Ratio Simplifier and Proportion Solver
Free tool that reduces ratios like 12:18 to 2:3 and solves proportions like 3:4 = x:12 for x, with step-by-step working. Handles three-term ratios such as 4:6:10 and fractional answers.
How to use
- Choose a mode: “Simplify a ratio” or “Solve a proportion”.
- Enter a ratio like 12:18, or a proportion like 3:4 = x:12.
- Press “Calculate” to see the answer and the steps.
Examples
- 12 : 18 → 2 : 3
- 4 : 6 : 10 → 2 : 3 : 5
- 3 : 4 = x : 12 → x = 9
When to use it (grade level)
Ratios are taught in earnest in 6th grade and lead into proportion, percentages, and similar figures in middle school. This tool suits checking home study, reviewing worksheets, and confirming exam-style calculation practice.
A ratio expresses the relationship between two or more quantities, written like “3:4”. This tool has two modes. One simplifies a ratio, turning something like 12:18 into its simplest whole-number form, 2:3. The other solves a proportion, finding x in an equation like 3:4 = x:12 (here x = 9).
How to work it out yourself
To simplify a ratio, divide every term by the same number: the greatest common divisor of all the terms. For 12:18, the greatest common divisor of 12 and 18 is 6, so 12÷6 : 18÷6 = 2:3. The same works for three or more terms: 4:6:10 divides by the shared factor 2 to give 2:3:5.

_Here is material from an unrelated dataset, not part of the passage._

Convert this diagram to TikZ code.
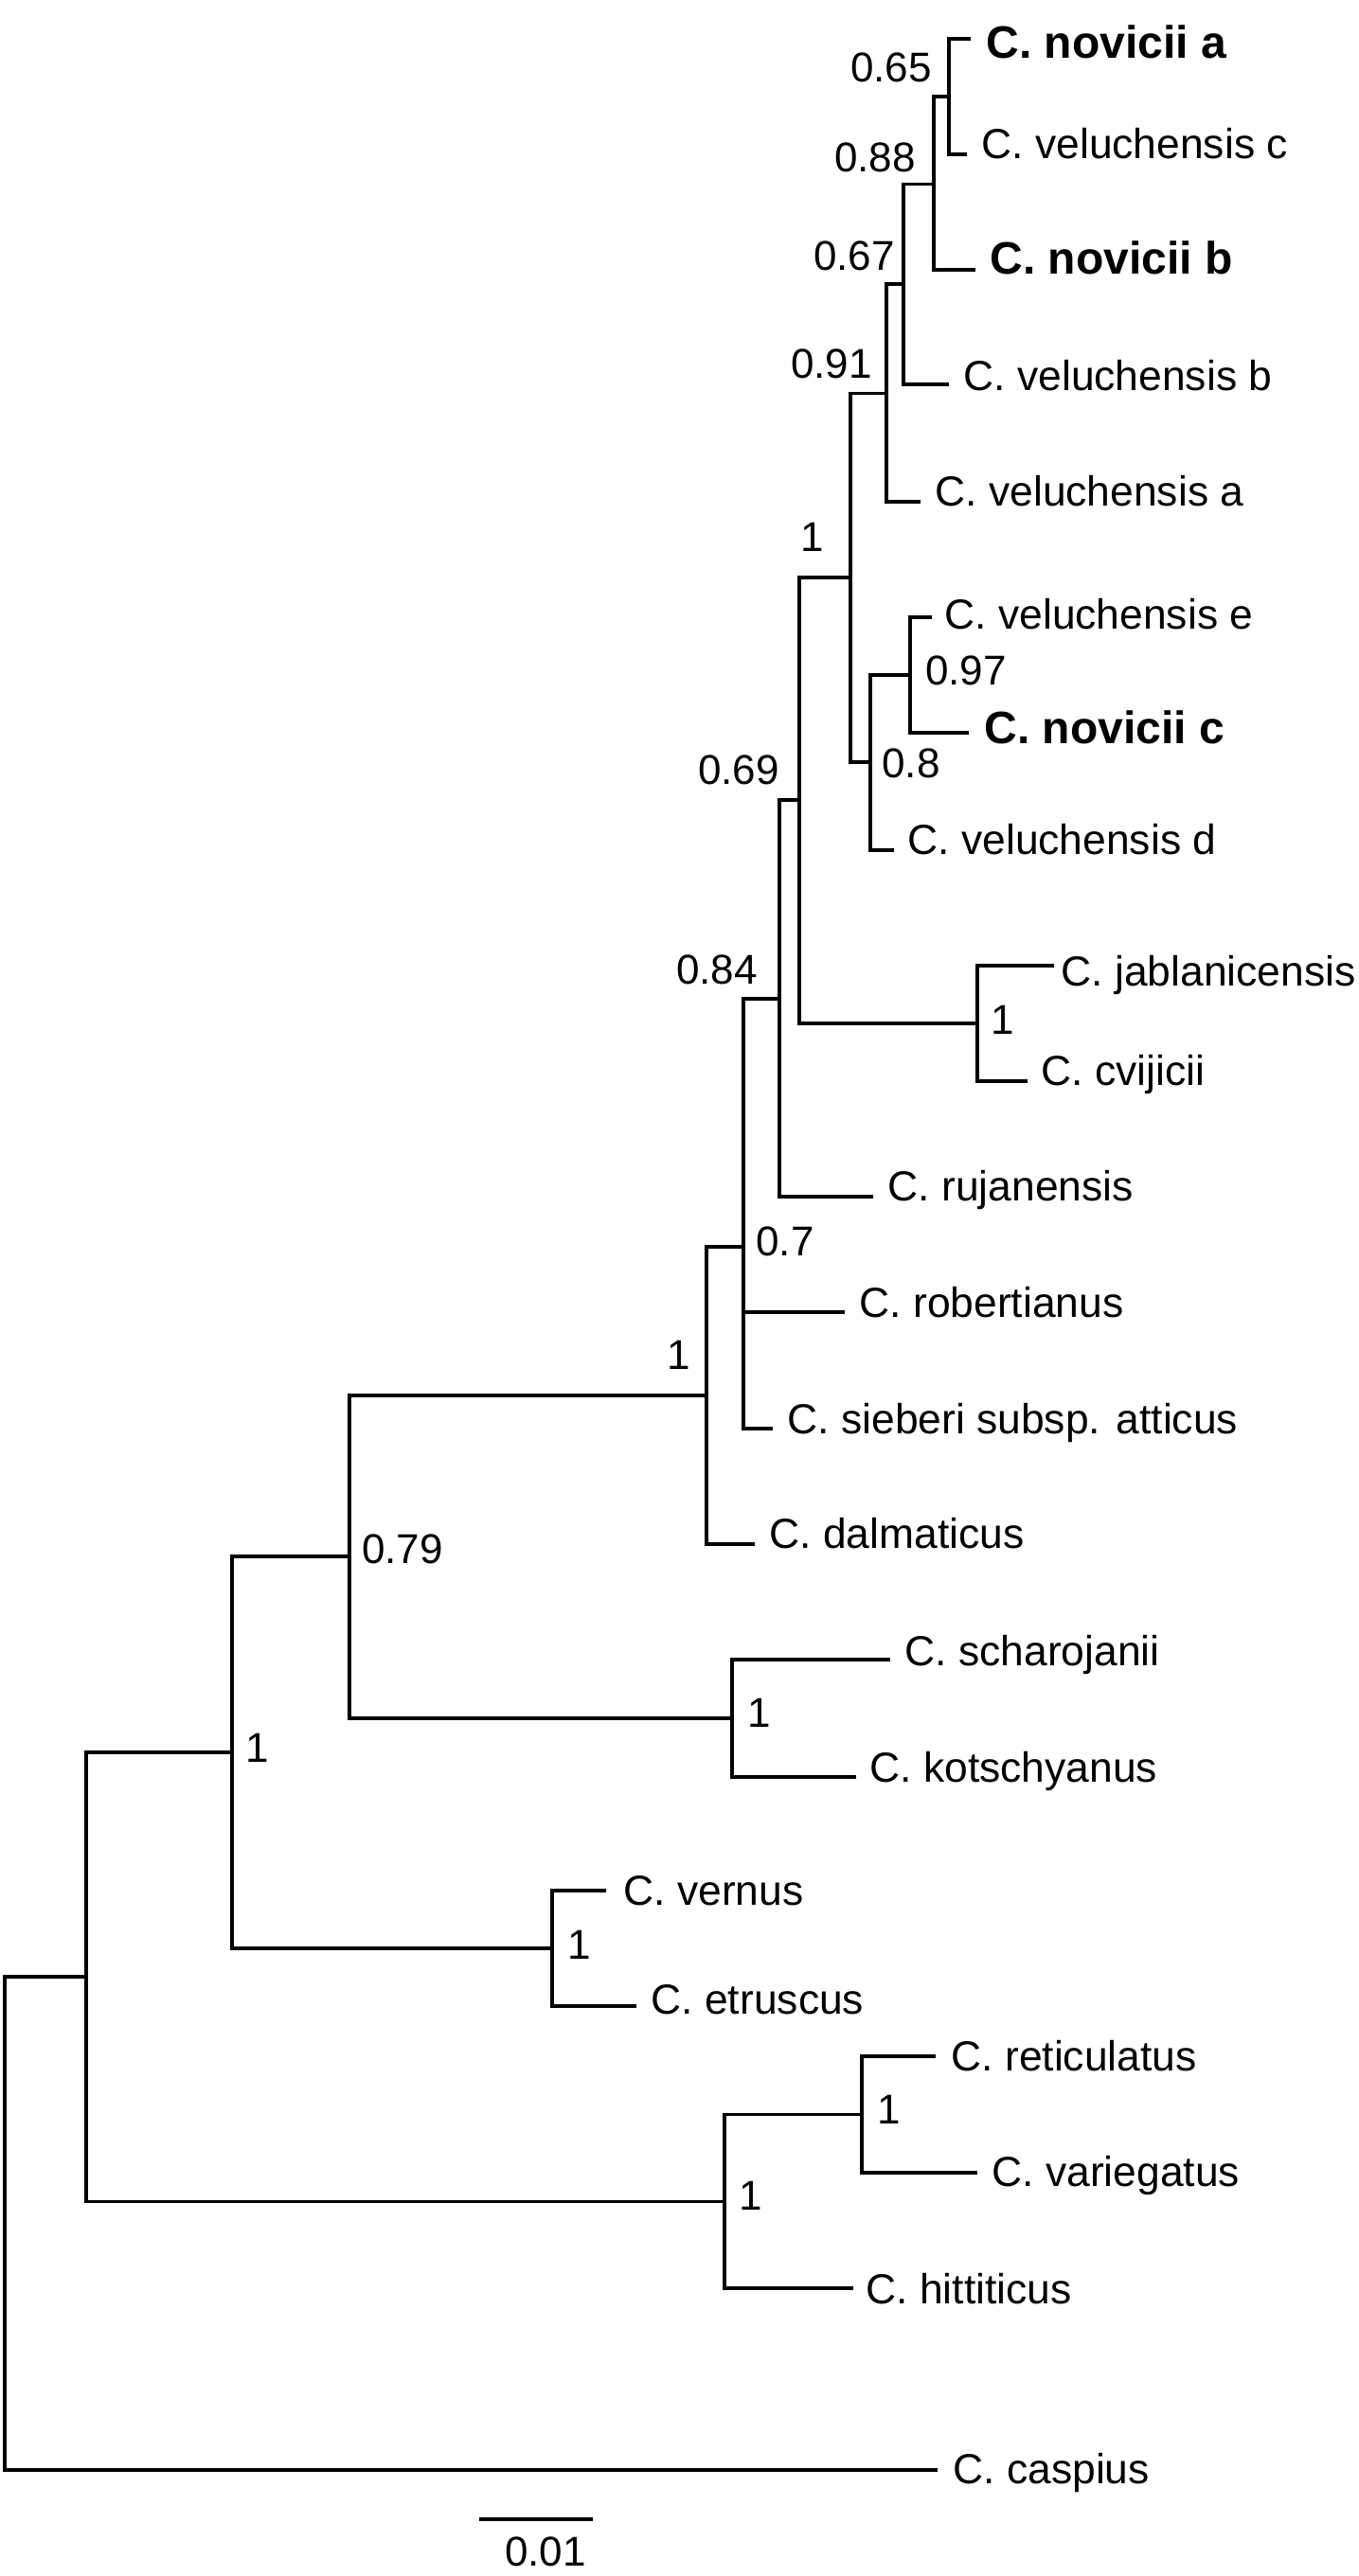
\documentclass[tikz,border=0pt]{standalone}
\usepackage{fontspec}
\setmainfont{Liberation Sans}
\begin{document}
\begin{tikzpicture}[x=0.25pt,y=-0.25pt,line width=0.8pt,
	taxon/.style={anchor=base west,inner sep=0pt,font=\fontsize{11.1}{13}\selectfont},
	novicii/.style={taxon,font=\fontsize{12}{14}\selectfont\bfseries},
	support/.style={anchor=base,inner sep=0pt,font=\fontsize{11}{13}\selectfont}]
		\useasboundingbox (0,0) rectangle (1435,2721);
		% inner nodes of the tree
		\coordinate (root) at (5,2348.5);
		\coordinate (na) at (91,2088);
		\coordinate (nb) at (245,1851);
		\coordinate (nc) at (369,1644);
		\coordinate (nd) at (746,1474);
		\coordinate (ne) at (785,1317);
		\coordinate (nf) at (823,1055);
		\coordinate (ng) at (844,845);
		\coordinate (nx) at (898,610);
		\coordinate (q91) at (936,415.5);
		\coordinate (q67) at (954,300);
		\coordinate (q88) at (986,194.5);
		\coordinate (q65) at (1002,102);
		\coordinate (q80) at (919,805);
		\coordinate (q97) at (961,713);
		\coordinate (nj) at (1032,1081);
		\coordinate (nk) at (773,1815);
		\coordinate (nv) at (583,2058);
		\coordinate (nh) at (765,2325.5);
		\coordinate (nr) at (910,2233.5);
		% tips
		\coordinate (t1) at (1025,41);
		\coordinate (t2) at (1021,163);
		\coordinate (t3) at (1030,285);
		\coordinate (t4) at (1002,406);
		\coordinate (t5) at (972,530);
		\coordinate (t6) at (984,652);
		\coordinate (t7) at (1023,774);
		\coordinate (t8) at (944,898);
		\coordinate (t9) at (1113,1020);
		\coordinate (t10) at (1085,1142);
		\coordinate (t11) at (922,1264);
		\coordinate (t12) at (892,1386);
		\coordinate (t13) at (816,1509);
		\coordinate (t14) at (797,1631);
		\coordinate (t15) at (940,1753);
		\coordinate (t16) at (904,1877);
		\coordinate (t17) at (640,1997);
		\coordinate (t18) at (672,2119);
		\coordinate (t19) at (988,2172);
		\coordinate (t20) at (1032,2295);
		\coordinate (t21) at (901,2417);
		\coordinate (t22) at (990,2609);
		% branches
		\draw (root) |- (na) (root) |- (t22);
		\draw (na) |- (nb) (na) |- (nh);
		\draw (nb) |- (nc) (nb) |- (nv);
		\draw (nc) |- (nd) (nc) |- (nk);
		\draw (nd) |- (ne) (nd) |- (t14);
		\draw (ne) |- (nf) (ne) |- (t12) (ne) |- (t13);
		\draw (nf) |- (ng) (nf) |- (t11);
		\draw (ng) |- (nx) (ng) |- (nj);
		\draw (nx) |- (q91) (nx) |- (q80);
		\draw (q91) |- (q67) (q91) |- (t5);
		\draw (q67) |- (q88) (q67) |- (t4);
		\draw (q88) |- (q65) (q88) |- (t3);
		\draw (q65) |- (t1) (q65) |- (t2);
		\draw (q80) |- (q97) (q80) |- (t8);
		\draw (q97) |- (t6) (q97) |- (t7);
		\draw (nj) |- (t9) (nj) |- (t10);
		\draw (nk) |- (t15) (nk) |- (t16);
		\draw (nv) |- (t17) (nv) |- (t18);
		\draw (nh) |- (nr) (nh) |- (t21);
		\draw (nr) |- (t19) (nr) |- (t20);
		% taxa
		\node[novicii] (l1) at (1040,61) {C. novicii a};
		\node[taxon] (l2) at (1035,167) {C. veluchensis c};
		\node[novicii] (l3) at (1044,289) {C. novicii b};
		\node[taxon] (l4) at (1016,412) {C. veluchensis b};
		\node[taxon] (l5) at (986,534) {C. veluchensis a};
		\node[taxon] (l6) at (996,664) {C. veluchensis e};
		\node[novicii] (l7) at (1038,785) {C. novicii c};
		\node[taxon] (l8) at (957,902) {C. veluchensis d};
		\node[taxon] (l9) at (1119,1041) {C. jablanicensis};
		\node[taxon] (l10) at (1098,1146) {C. cvijicii};
		\node[taxon] (l11) at (936,1268) {C. rujanensis};
		\node[taxon] (l12) at (906,1391) {C. robertianus};
		\node[taxon] (l13) at (830,1514) {C. sieberi subsp. atticus};
		\node[taxon] (l14) at (811,1635) {C. dalmaticus};
		\node[taxon] (l15) at (954,1759) {C. scharojanii};
		\node[taxon] (l16) at (917,1882) {C. kotschyanus};
		\node[taxon] (l17) at (657,2012) {C. vernus};
		\node[taxon] (l18) at (686,2127) {C. etruscus};
		\node[taxon] (l19) at (1003,2187) {C. reticulatus};
		\node[taxon] (l20) at (1046,2309) {C. variegatus};
		\node[taxon] (l21) at (913,2433) {C. hittiticus};
		\node[taxon] (l22) at (1005,2623) {C. caspius};
		% posterior probabilities
		\node[support] (s65) at (941,86) {0.65};
		\node[support] (s88) at (924,181) {0.88};
		\node[support] (s67) at (902,285) {0.67};
		\node[support] (s91) at (878,399) {0.91};
		\node[support] (sx) at (858,582) {1};
		\node[support] (s97) at (1020,723) {0.97};
		\node[support] (s80) at (962,821) {0.8};
		\node[support] (s69) at (780,828) {0.69};
		\node[support] (s84) at (757,1039) {0.84};
		\node[support] (sj) at (1059,1092) {1};
		\node[support] (s70) at (829,1326) {0.7};
		\node[support] (sd) at (717,1446) {1};
		\node[support] (s79) at (425,1651) {0.79};
		\node[support] (sk) at (802,1824) {1};
		\node[support] (sb) at (272,1861) {1};
		\node[support] (sv) at (612,2069) {1};
		\node[support] (sr) at (939,2243) {1};
		\node[support] (sh) at (793,2334) {1};
		% scale bar
		\coordinate (bar0) at (506,2661);
		\coordinate (bar1) at (626,2661);
		\draw (bar0) -- (bar1);
		\node[support] (barlbl) at (576,2710) {0.01};
\end{tikzpicture}
\end{document}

To solve a proportion a:b = c:d, use the rule “the product of the means equals the product of the extremes”: the outer pair (a and d) multiplied together equals the inner pair (b and c) multiplied together. For 3:4 = x:12, the means 4×x equal the extremes 3×12, so 4x = 36, and dividing both sides by 4 gives x = 9.
How ratios relate to division and fractions
A ratio is closely tied to division and fractions. The ratio “3:4” means the first number divided by the second: 3÷4 = 3/4. This 3/4 is called the value of the ratio. Simplifying a ratio does not change its value: 6:8 simplifies to 3:4, and 6÷8 = 3/4, so the value stays the same.
That means a proportion can be read as an equation of fractions. 3:4 = x:12 is the same as 3/4 = x/12 — both describe the same relationship of size. Solving gives x = 9, and reducing 9/12 gives 3/4, confirming it has the same ratio value as 3:4. When the answer does not come out whole, as in 2:3 = 5:x where x = 15/2, keeping it as a fraction is the exact result.
Common mistakes
Three slip-ups are common. First, simplifying only part of the ratio: dividing just one side, as in writing 4:6 as 2:4, breaks the ratio. Divide both by the same number (here 2) to get 2:3. Second, stopping at a small common factor and leaving a form that can still be reduced further, rather than using the greatest common divisor.
Third, mixing up the pairs in “means × means = extremes × extremes”. In a:b = c:d, the extremes are the outer terms a and d, and the means are the middle terms b and c. Getting the positions wrong throws off the answer, so rewriting as a fraction equation like 3/4 = x/12 before solving helps avoid errors.
Related topics and tools
Ratios go hand in hand with greatest common divisors and fractions. Simplifying a ratio uses exactly the same mechanics as reducing a fraction, so pairing this with the GCD and LCM calculator and the fraction calculator deepens your understanding. For practice expressing a ratio value like 3/4 as a fraction, the fraction calculator is handy. Decide yourself what to divide by and which terms are the means and extremes, then use this tool to check the steps.
FAQ
Can it simplify ratios with three or more terms?
Yes. A ratio like 4:6:10 is divided by the greatest common divisor of all the terms to reach the simplest whole-number form, 2:3:5. Up to 10 terms are supported.
Can x be in any position of the proportion?
Yes. Whether you write x:4 = 3:12 or 3:4 = x:12, x can be in any of the four positions. For 3:4 = x:12, the answer is x = 9.
What happens when the answer doesn’t divide evenly?
It is shown exactly as a fraction. For example, 2:3 = 5:x gives x = 15/2 as a reduced fraction.